[Libav-user] installing for Windows
Carl Eugen Hoyos
cehoyos at ag.or.at
Mon Nov 26 16:10:39 CET 2012
René J.V. Bertin <rjvbertin at ...> writes:
> >> An ffmpeg that doesn't use the Console subsystem shouldn't
> >> do this, right?
> >
> > ffmpeg can only be used from the command line...
>
> Erm, I beg to differ. That may be the most usual way to
> launch ffmpeg, but just how many applications are there
> that launch ffmpeg without asking the user to type things
> onto a command line? On MS Windows, Mac OS X and
> Linux, GUI applications receive their arguments (files
> dragged onto their icon) via argc/argv (or can at
> least obtain them in a comparable manner).
> Called that way, they run in a limited version of sh or similar,
> with standard input and outputs connected wherever the system decides.
The point I was trying to make was that ffmpeg is made to run
inside a shell and cannot know that you want to run it "in a limited
version of sh".
> I have a very basic GUI movie player without a menu or anything,
> and it receives its arguments exactly that way. If it calls
> functions in one of my DLLs that contain fprintf(stderr)

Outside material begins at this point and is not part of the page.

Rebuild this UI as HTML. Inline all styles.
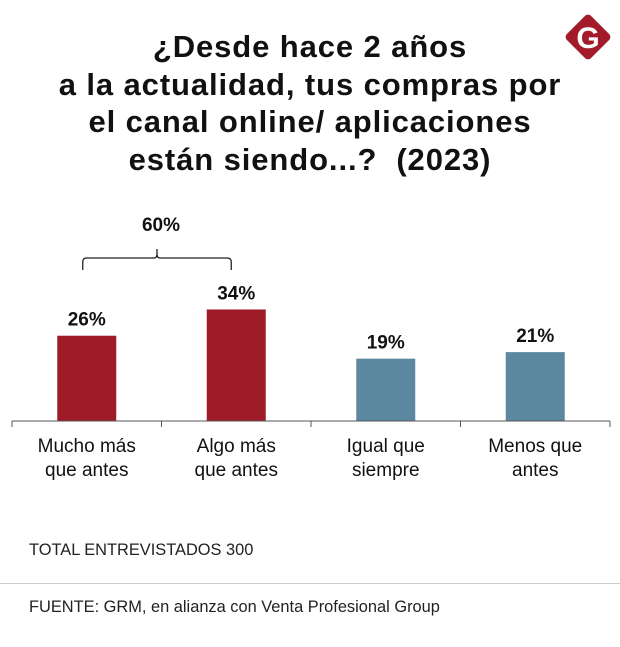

> statements, their output just disappears (on MSWin), rather
> than causing a CMD window to be opened.
I may misunderstand:
Do you mean your application does it differently than FFmpeg and
you suggest to do it in FFmpeg like your application or do you
mean your application uses libavcodec (etc.) and you have
problems with its output? In this case please note that there are
no direct calls to printf in libavcodec, you can set av_log
callbacks to redirect output where you want it.